Daniel Newell: Do you really know how your mortgage is calculated?

The benefits of the Reserve Bank’s 25 basis-point cut to official interest rates should soon start flowing through as lower repayments for mortgage holders.
And while many stretched households will no doubt take advantage of the cut and divert the savings towards easing the burden of other everyday expenses, for most it could be an opportunity to rebuild that all-important redraw buffer.
The tightest monetary squeeze in a generation left plenty of homeowners struggling to find savings elsewhere to meet rapidly rising monthly repayments. But despite the pain, the big banks have consistently reported all but a fraction of their customers kept their heads above water, with the number of those in arrears only marginally above long-term averages.
For someone with a $500,000, 30-year loan on a variable rate of about 7 per cent, the RBA cut last month will take monthly repayments down from $3337 to $3286 — a saving of $48.
So that’s a couple of extra coffees a week, or maybe you can now afford to add back a few more of those brand-name basics into your trolley.
But, if you have managed to adopt to the “new normal”, that $48 could be better left in the mortgage to restore your deflated redraw buffer but also pay off your loan years earlier.
You’d be stunned by the number of first-time homebuyers I’ve spoken to over the years who either don’t understand how interest on their mortgage is calculated or know what an offset or redraw facility is.
Firstly, for those who don’t know, the interest on your mortgage is typically calculated daily.
Try it with your own loan — you may be shocked to see what you pay each day.
Let’s say you owe $300,000 and you have an annual interest rate of 6 per cent.
The daily interest payment will be $300,000 times 6 per cent (0.06) then divided by 365 (the number of days in a year because it’s an annual rate). That’s $49.32 a day. Those are then added up for each day of that month and that’s your interest charges.
Scary, no?
That daily calculation is why making repayments weekly or fortnightly instead of monthly can save you thousands off your loan each year — and tens of thousands over the life of the loan.
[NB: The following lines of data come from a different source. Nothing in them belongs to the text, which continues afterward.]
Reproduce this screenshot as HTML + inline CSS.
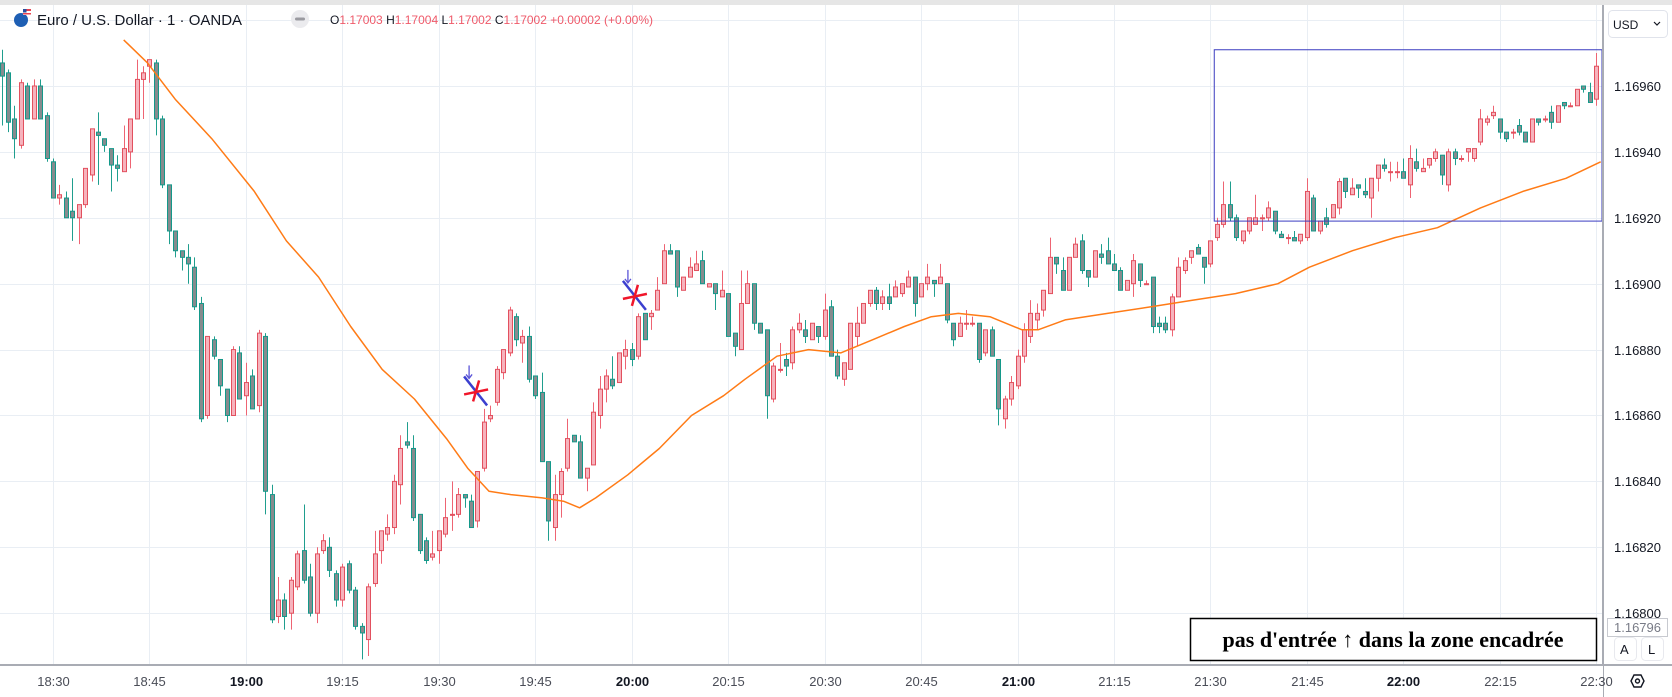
<!DOCTYPE html>
<html><head><meta charset="utf-8"><style>
html,body{margin:0;padding:0;background:#fff;width:1672px;height:697px;overflow:hidden}
svg{display:block;font-family:"Liberation Sans",sans-serif}
</style></head><body>
<svg id="chart" width="1672" height="697" viewBox="0 0 1672 697" xmlns="http://www.w3.org/2000/svg">
<defs><clipPath id="plotClip"><rect x="0" y="6" width="1602" height="658"/></clipPath></defs>
<rect x="0" y="0" width="1672" height="697" fill="#fff"/>
<rect x="0" y="0" width="1672" height="5" fill="#e6e6e6"/>
<g id="grid"></g>
<g id="plot" clip-path="url(#plotClip)"></g>
<g id="annot"></g>
<g>
  <g>
    <circle cx="21" cy="20" r="7" fill="#1e5fb4"/>
    <rect x="23" y="9" width="8" height="6" fill="#fff"/>
    <rect x="23" y="9" width="8" height="2" fill="#e8424f"/>
    <rect x="23" y="13" width="8" height="1.5" fill="#e8424f"/>
    <rect x="23" y="9" width="3.5" height="3.5" fill="#2a4fa0"/>
  </g>
  <text x="37" y="25" font-size="15" fill="#131722">Euro / U.S. Dollar · 1 · OANDA</text>
  <g>
    <circle cx="300" cy="19" r="9" fill="#ebebee"/>
    <rect x="295" y="17.5" width="10" height="3" rx="1.5" fill="#9a9aa0"/>
  </g>
  <text x="330" y="24" font-size="12" fill="#131722">O<tspan fill="#ef5a6a">1.17003</tspan> H<tspan fill="#ef5a6a">1.17004</tspan> L<tspan fill="#ef5a6a">1.17002</tspan> C<tspan fill="#ef5a6a">1.17002 +0.00002 (+0.00%)</tspan></text>
</g>
<g>
  <rect x="1604" y="5" width="68" height="660" fill="#fff"/>
  <line x1="1603" y1="5" x2="1603" y2="697" stroke="#a9acb4" stroke-width="2"/>
  <g id="pticks"></g>
  <g>
    <rect x="1608.5" y="10.5" width="59" height="27" rx="4" fill="#fff" stroke="#e0e3eb"/>
    <text x="1613" y="29" font-size="12" fill="#131722">USD</text>
    <path d="M1654 22 l3 3 l3 -3" fill="none" stroke="#131722" stroke-width="1.2"/>
  </g>
  <g>
    <rect x="1607.5" y="618.5" width="60" height="18" fill="#fff" stroke="#c8cad0"/>
    <text x="1614" y="632" font-size="13" fill="#787b86">1.16796</text>
  </g>
  <g>
    <rect x="1614.5" y="637.5" width="22" height="23" rx="4" fill="#fff" stroke="#e8e9ee"/>
    <text x="1620" y="654" font-size="13" fill="#131722">A</text>
  </g>
  <g>
    <rect x="1641.5" y="637.5" width="22" height="23" rx="4" fill="#fff" stroke="#e8e9ee"/>
    <text x="1648" y="654" font-size="13" fill="#131722">L</text>
  </g>
</g>
<g>
  <rect x="0" y="666" width="1603" height="31" fill="#fff"/>
  <line x1="0" y1="665" x2="1672" y2="665" stroke="#a9acb4" stroke-width="2"/>
  <g id="tticks"></g>
  <g>
    <path d="M1631 681 l3 -6 h7 l3 6 l-3 6 h-7 z" fill="none" stroke="#131722" stroke-width="1.4"/>
    <circle cx="1637.5" cy="681" r="2" fill="none" stroke="#131722" stroke-width="1.4"/>
  </g>
</g>
<g>
  <rect x="1190.5" y="618.5" width="406" height="42" fill="#fff" stroke="#000" stroke-width="1.5"/>
  <text x="1393" y="647" text-anchor="middle" font-family="'Liberation Serif',serif" font-weight="bold" font-size="22" fill="#000">pas d'entrée ↑ dans la zone encadrée</text>
</g>
</svg>
<script>
// prices in 1e-5 units above PRICE_BASE
const PRICE_BASE = 1.16;
const UNIT = 1e-5;
const opens = [967,964,950,942,960,950,960,951,937,926, 926,922,920,924,933,946,944,941,936,934, 940,950,962,966,967,950,930,916,910,908, 905,894,860,883,877,868,860,879,866,872, 863,884,836,799,804,800,808,819,811,800, 819,820,812,804,815,807,796,792,809,819, 824,826,839,852,850,830,822,817,819,824, 830,830,836,834,828,844,859,864,873,879, 890,882,884,872,867,846,826,836,844,854, 852,841,845,860,868,871,870,878,880,878, 891,890,892,900,910,910,898,902,904,907, 899,900,896,897,885,880,894,900,888,886, 865,874,877,876,886,886,883,887,884,893, 878,871,874,884,888,894,898,894,896,896, 897,899,902,896,900,901,900,900,888,884, 888,888,888,879,886,877,859,865,869,878, 884,889,892,897,908,904,898,908,913,904, 902,909,910,906,904,898,900,906,900,902, 888,888,886,896,904,908,911,908,906,914, 918,924,920,913,916,918,920,920,922,915, 914,914,913,914,926,916,920,920,923,932, 927,930,928,926,932,936,934,934,934,930, 937,934,936,938,939,930,940,938,940,938, 943,949,951,950,946,946,948,946,943,950, 950,952,949,955,954,954,960,958,956];
const highs = [971,965,954,962,961,962,962,952,938,930, 928,932,924,935,947,952,944,941,939,948, 950,968,966,968,968,951,930,916,910,912, 908,896,884,884,877,868,881,881,876,874, 886,885,839,811,806,811,819,833,815,820, 824,823,813,815,816,808,797,809,825,825, 830,842,854,858,854,830,823,825,825,835, 840,838,836,836,843,862,863,875,880,893, 891,886,887,872,873,846,842,844,859,854, 854,844,864,872,874,878,879,883,882,891, 891,892,902,912,912,910,902,908,910,910, 900,900,904,897,885,904,904,900,888,886, 876,882,879,887,891,889,888,887,897,895, 880,876,888,893,894,898,899,898,900,901, 900,904,902,900,906,901,906,900,888,890, 892,890,888,886,887,877,866,872,880,888, 895,894,898,914,908,908,908,914,915,904, 910,912,914,909,905,901,909,906,901,902, 890,890,897,908,908,910,912,908,913,920, 931,931,921,916,920,927,921,925,922,916, 915,916,915,932,927,919,923,924,932,932, 932,930,932,932,936,938,937,937,938,942, 941,938,938,941,939,941,941,939,941,941, 953,951,954,950,946,947,950,946,950,950, 951,954,954,955,955,959,960,961,970];
const lows = [948,946,938,941,950,950,950,937,926,924, 920,913,912,923,931,930,940,928,931,934, 935,950,950,961,945,929,912,908,904,900, 892,858,859,877,866,858,860,865,860,862, 861,830,797,797,795,795,807,809,799,797, 818,811,802,802,806,795,786,787,808,815, 822,824,833,850,828,818,815,816,815,823, 825,829,832,826,826,843,858,863,871,878, 881,876,870,865,846,822,822,829,843,852, 841,837,845,856,864,868,870,874,875,877, 883,886,892,900,909,896,898,902,904,900, 899,892,896,884,878,880,894,886,885,859, 864,873,872,874,885,882,883,882,883,878, 871,869,874,881,888,893,892,892,892,896, 896,899,890,896,898,896,900,888,881,884, 886,887,876,878,878,857,856,863,868,876, 882,886,890,897,903,898,898,908,903,899, 902,906,906,904,898,898,896,899,900,885, 885,885,884,896,903,906,909,900,905,913, 917,919,913,912,915,918,916,919,915,914, 912,913,912,913,916,915,917,920,921,926, 927,926,926,920,928,934,931,932,932,926, 934,934,935,937,930,928,936,937,937,937, 942,948,950,944,943,944,945,943,943,948, 949,947,949,953,954,954,958,955,954];
const closes = [963,949,944,961,950,960,950,938,926,927, 920,920,924,935,947,945,942,936,935,941, 950,962,964,968,950,930,916,910,908,906, 893,859,884,878,869,860,880,865,870,862, 885,837,798,804,799,810,818,810,800,818, 822,813,804,814,807,796,794,808,818,825, 826,840,850,851,829,819,816,818,825,829, 830,836,835,826,843,858,860,874,880,892, 883,884,871,866,846,828,836,843,853,852, 841,844,861,868,872,869,879,880,877,890, 883,891,898,910,909,899,902,905,906,900, 900,897,898,884,881,894,900,888,885,866, 875,874,875,886,888,884,888,884,892,878, 872,876,888,888,894,898,894,896,894,899, 900,902,894,900,902,900,902,889,883,888, 888,888,877,886,878,862,865,870,878,886, 891,891,898,908,906,898,908,912,904,902, 910,908,906,904,898,901,907,901,900,887, 887,886,896,905,907,910,909,905,913,918, 924,920,914,916,920,920,920,923,916,914, 914,913,915,928,916,919,918,924,931,928, 929,929,927,932,936,935,934,934,932,938, 935,935,938,940,933,940,938,938,941,941, 950,950,952,946,944,946,946,943,950,949, 950,949,954,954,954,959,959,955,966];
// moving average samples: candle index -> value (1e-5 units above base)
const maIndex = [19,22.7,27,32.7,39.3,44.3,49.3,54.3,59.2,64.2,69.2,72.5,75.8,79.2,84.1,87.4,89.9,92.4,97.4,102.3,107.3,112.3,115.6,120.6,125.5,130.5,135.5,140.4,144.6,148.8,153.7,158.7,161.2,165.4,172,178.8,185.2,191.9,198.5,203.4,210.1,216.7,223.3,230,236.6,243.3,248.7];
const maValues = [974,967,956,944,928,913,902,887,874,865,853,844,837,836,835,834,832,835,842,850,860,866,871,878,880,879,883,887,890,891,890,886,886,889,891,893,895,897,900,905,910,914,917,923,928,932,937];
const priceTicks = [1.1698,1.1696,1.1694,1.1692,1.1690,1.1688,1.1686,1.1684,1.1682,1.1680];
const timeLabels = ['18:30','18:45','19:00','19:15','19:30','19:45','20:00','20:15','20:30','20:45','21:00','21:15','21:30','21:45','22:00','22:15','22:30'];
const zoneBox = {startIndex:188.6, top:971, bottom:919};
const signalIndex = [73.8, 98.5];
const signalPrice = [867, 896];

const NS='http://www.w3.org/2000/svg';
function yOf(p){return 86+(1.1696-p)*329500;}
function xOf(m){return 53+(m-8)*6.43;}
function pr(v){return PRICE_BASE+v*UNIT;}
function mk(tag,attrs,parent){const e=document.createElementNS(NS,tag);for(const k in attrs)e.setAttribute(k,attrs[k]);parent.appendChild(e);return e;}

const grid=document.getElementById('grid');
const plot=document.getElementById('plot');
const annot=document.getElementById('annot');
const pt=document.getElementById('pticks');
const tt=document.getElementById('tticks');

priceTicks.forEach(function(p){
  const y=Math.round(yOf(p))+0.5;
  const g=mk('line',{x1:0,x2:1602,y1:y,y2:y,stroke:'#e9eef4','stroke-width':1},grid);
  
  
  if(y>40){
    const t=mk('text',{x:1614,y:y+4.5,'font-size':13,fill:'#131722'},pt);
    t.textContent=p.toFixed(5);
    
    
  }
});
timeLabels.forEach(function(lbl,i){
  const x=Math.round(xOf(8+15*i))+0.5;
  const g=mk('line',{x1:x,x2:x,y1:5,y2:664,stroke:'#e9eef4','stroke-width':1},grid);
  
  
  const bold=lbl.endsWith(':00');
  const t=mk('text',{x:x,y:686,'font-size':13,'text-anchor':'middle',fill:bold?'#131722':'#4a4d57','font-weight':bold?'bold':'normal'},tt);
  t.textContent=lbl;
  
  
});

const n=Math.min(opens.length,highs.length,lows.length,closes.length);
for(let i=0;i<n;i++){
  const x=Math.round(xOf(i))+0.5;
  const o=pr(opens[i]),h=pr(highs[i]),l=pr(lows[i]),c=pr(closes[i]);
  const bull=c>=o;
  const g=mk('g',{},plot);
  
  
  mk('line',{x1:x,x2:x,y1:yOf(h),y2:yOf(l),stroke:bull?'#ee6473':'#1f9e8e','stroke-width':1},g);
  const yt=yOf(Math.max(o,c)),yb=yOf(Math.min(o,c));
  mk('rect',{x:x-2,y:yt,width:4,height:Math.max(1,yb-yt),fill:bull?'#f6b3bd':'#868b8e',stroke:bull?'#e2505e':'#13998a','stroke-width':1},g);
}

let d='';
for(let i=0;i<Math.min(maIndex.length,maValues.length);i++){
  d+=(i?'L':'M')+xOf(maIndex[i]).toFixed(1)+' '+yOf(pr(maValues[i])).toFixed(1);
}
const ma=mk('path',{d:d,fill:'none',stroke:'#ff7b16','stroke-width':1.5,'stroke-linejoin':'round'},plot);



const bx=xOf(zoneBox.startIndex),byT=yOf(pr(zoneBox.top)),byB=yOf(pr(zoneBox.bottom));
const box=mk('rect',{x:bx,y:byT,width:1602-bx,height:byB-byT,fill:'none',stroke:'#3a3cc0','stroke-width':1},annot);



for(let i=0;i<signalIndex.length;i++){
  const cx=xOf(signalIndex[i]),cy=yOf(pr(signalPrice[i]));
  const g=mk('g',{},annot);
  
  
  mk('line',{x1:cx-7,y1:cy-27,x2:cx-7,y2:cy-15,stroke:'#5a54d8','stroke-width':1.3},g);
  mk('path',{d:'M'+(cx-10)+' '+(cy-18)+' L'+(cx-7)+' '+(cy-14)+' L'+(cx-4)+' '+(cy-18),fill:'none',stroke:'#5a54d8','stroke-width':1.3},g);
  mk('line',{x1:cx-12,y1:cy-16,x2:cx+11,y2:cy+13,stroke:'#3b3fcf','stroke-width':2.5},g);
  mk('line',{x1:cx-12,y1:cy+2,x2:cx+12,y2:cy-3,stroke:'#f0162a','stroke-width':2.5},g);
  mk('line',{x1:cx+3,y1:cy-12,x2:cx-3,y2:cy+9,stroke:'#f0162a','stroke-width':2.5},g);
}
</script>
</body></html>
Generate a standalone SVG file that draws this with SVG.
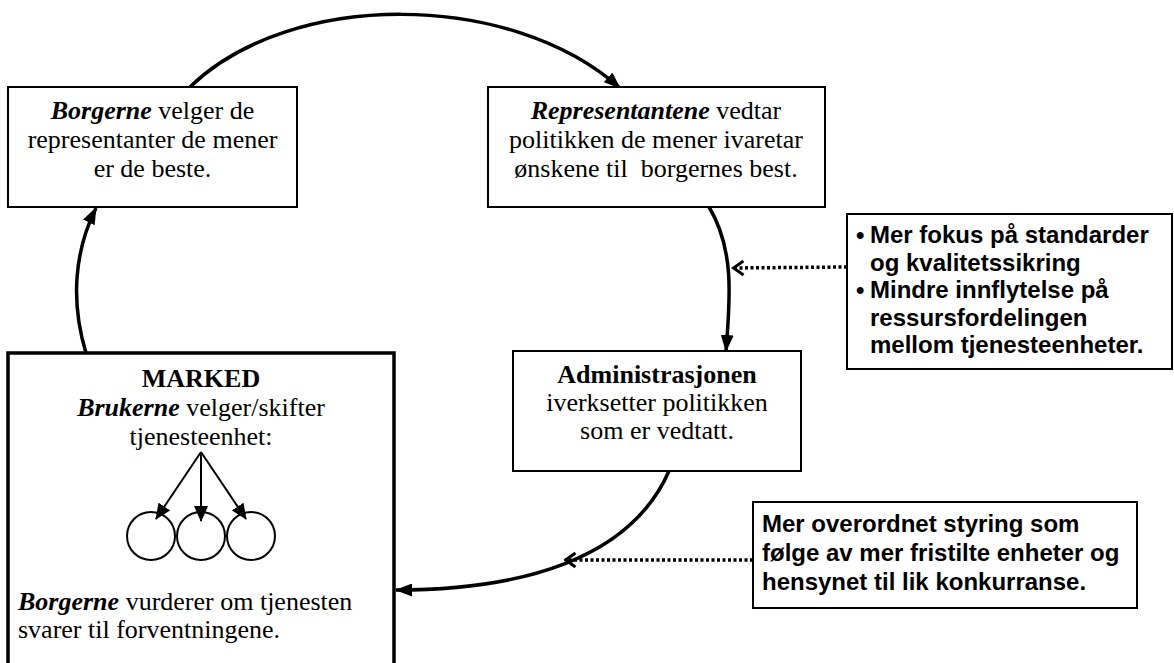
<svg xmlns="http://www.w3.org/2000/svg" width="1174" height="663" viewBox="0 0 1174 663">
<style>
.box{fill:#fff;stroke:#000;stroke-width:2}
.thick{fill:#fff;stroke:#000;stroke-width:3.5}
.t{font-family:"Liberation Serif","Times New Roman",serif;font-size:26px;fill:#000}
.c{text-anchor:middle}
.bi{font-weight:bold;font-style:italic}
.b{font-weight:bold}
.a{font-family:"Liberation Sans",Arial,sans-serif;font-size:24px;font-weight:bold;fill:#000}
.flow{fill:none;stroke:#000;stroke-width:3.5}
.dot{fill:none;stroke:#000;stroke-width:3.5;stroke-dasharray:3 2.5}
.thin{fill:none;stroke:#000;stroke-width:2}
</style>
<defs>
<marker id="ah" markerUnits="userSpaceOnUse" markerWidth="17" markerHeight="13" refX="16" refY="6.5" orient="auto"><path d="M0,0 L17,6.5 L0,13 z" fill="#000"/></marker>
<marker id="sh" markerUnits="userSpaceOnUse" markerWidth="16" markerHeight="14" refX="15" refY="7" orient="auto"><path d="M0,0 L16,7 L0,14 z" fill="#000"/></marker>
<marker id="oh" markerUnits="userSpaceOnUse" markerWidth="14" markerHeight="18" refX="12.5" refY="9" orient="auto"><path d="M2,2 L12,9 L2,16" fill="none" stroke="#000" stroke-width="3" stroke-linejoin="miter"/></marker>
</defs>
<g id="connectors">
<path class="flow" d="M190,87 C290,-10 510,-10 620,88" marker-end="url(#ah)"/>
<path class="flow" d="M709,207 C735,250 730,300 726,351" marker-end="url(#ah)"/>
<path class="flow" d="M669,471 C630,560 520,590 396,590" marker-end="url(#ah)"/>
<path class="flow" d="M86,353 C70,300 75,250 96,208" marker-end="url(#ah)"/>
<path class="dot" d="M847,267 L733,268" marker-end="url(#oh)"/>
<path class="dot" d="M753,560 L565,560" marker-end="url(#oh)"/>
</g>
<g id="borgerne">
<rect class="box" x="8" y="87" width="289" height="120"/>
<text class="t c" x="152.5" y="119"><tspan class="bi">Borgerne</tspan> velger de</text>
<text class="t c" x="152.5" y="148">representanter de mener</text>
<text class="t c" x="152.5" y="177">er de beste.</text>
</g>
<g id="representantene">
<rect class="box" x="488" y="87" width="337" height="120"/>
<text class="t c" x="656" y="119"><tspan class="bi">Representantene</tspan> vedtar</text>
<text class="t c" x="656" y="148">politikken de mener ivaretar</text>
<text class="t c" x="656" y="177">ønskene til&#160; borgernes best.</text>
</g>
<g id="administrasjonen">
<rect class="box" x="513" y="351" width="288" height="120"/>
<text class="t c b" x="657" y="383">Administrasjonen</text>
<text class="t c" x="657" y="411">iverksetter politikken</text>
<text class="t c" x="657" y="439">som er vedtatt.</text>
</g>
<g id="marked">
<rect class="thick" x="8" y="353" width="386" height="320"/>
<text class="t c b" x="201" y="387">MARKED</text>
<text class="t c" x="201" y="416"><tspan class="bi">Brukerne</tspan> velger/skifter</text>
<text class="t c" x="201" y="445">tjenesteenhet:</text>
<circle class="thin" cx="151" cy="536" r="24"/>
<circle class="thin" cx="201" cy="536" r="24"/>
<circle class="thin" cx="251" cy="536" r="24"/>
<path class="thin" d="M201,452 L156,519" marker-end="url(#sh)"/>
<path class="thin" d="M201,452 L201,521" marker-end="url(#sh)"/>
<path class="thin" d="M201,452 L246,519" marker-end="url(#sh)"/>
<text class="t" x="18" y="610"><tspan class="bi">Borgerne</tspan> vurderer om tjenesten</text>
<text class="t" x="18" y="638">svarer til forventningene.</text>
</g>
<g id="endringer-politikk">
<rect class="box" x="847" y="214" width="325" height="155"/>
<text class="a" x="856" y="243">•</text>
<text class="a" x="870" y="243">Mer fokus på standarder</text>
<text class="a" x="870" y="270.5">og kvalitetssikring</text>
<text class="a" x="856" y="298">•</text>
<text class="a" x="870" y="298">Mindre innflytelse på</text>
<text class="a" x="870" y="325.5">ressursfordelingen</text>
<text class="a" x="870" y="353">mellom tjenesteenheter.</text>
</g>
<g id="endringer-administrasjon">
<rect class="box" x="753" y="502" width="384" height="106"/>
<text class="a" x="762" y="532">Mer overordnet styring som</text>
<text class="a" x="762" y="561">følge av mer fristilte enheter og</text>
<text class="a" x="762" y="590">hensynet til lik konkurranse.</text>
</g>
</svg>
Pay weekly and that’s 52 payments a year. Pay fortnightly and you’re making 26 payments a year instead of 12, so that’s essentially an extra month worth of payments each year. Get it?
Now add the benefit of keeping that extra $48 in there and the math is even better.
By Canstar’s calculations, if the RBA makes four 25 basis-point cuts this year and the banks pass them on in full, a homeowner with a $600,000 debt with 25 years remaining could save four years and $89,143 in interest if they keep their repayments the same.
Of course, not everyone will be able to after a brutal few years. But it proves a little can go a very long way.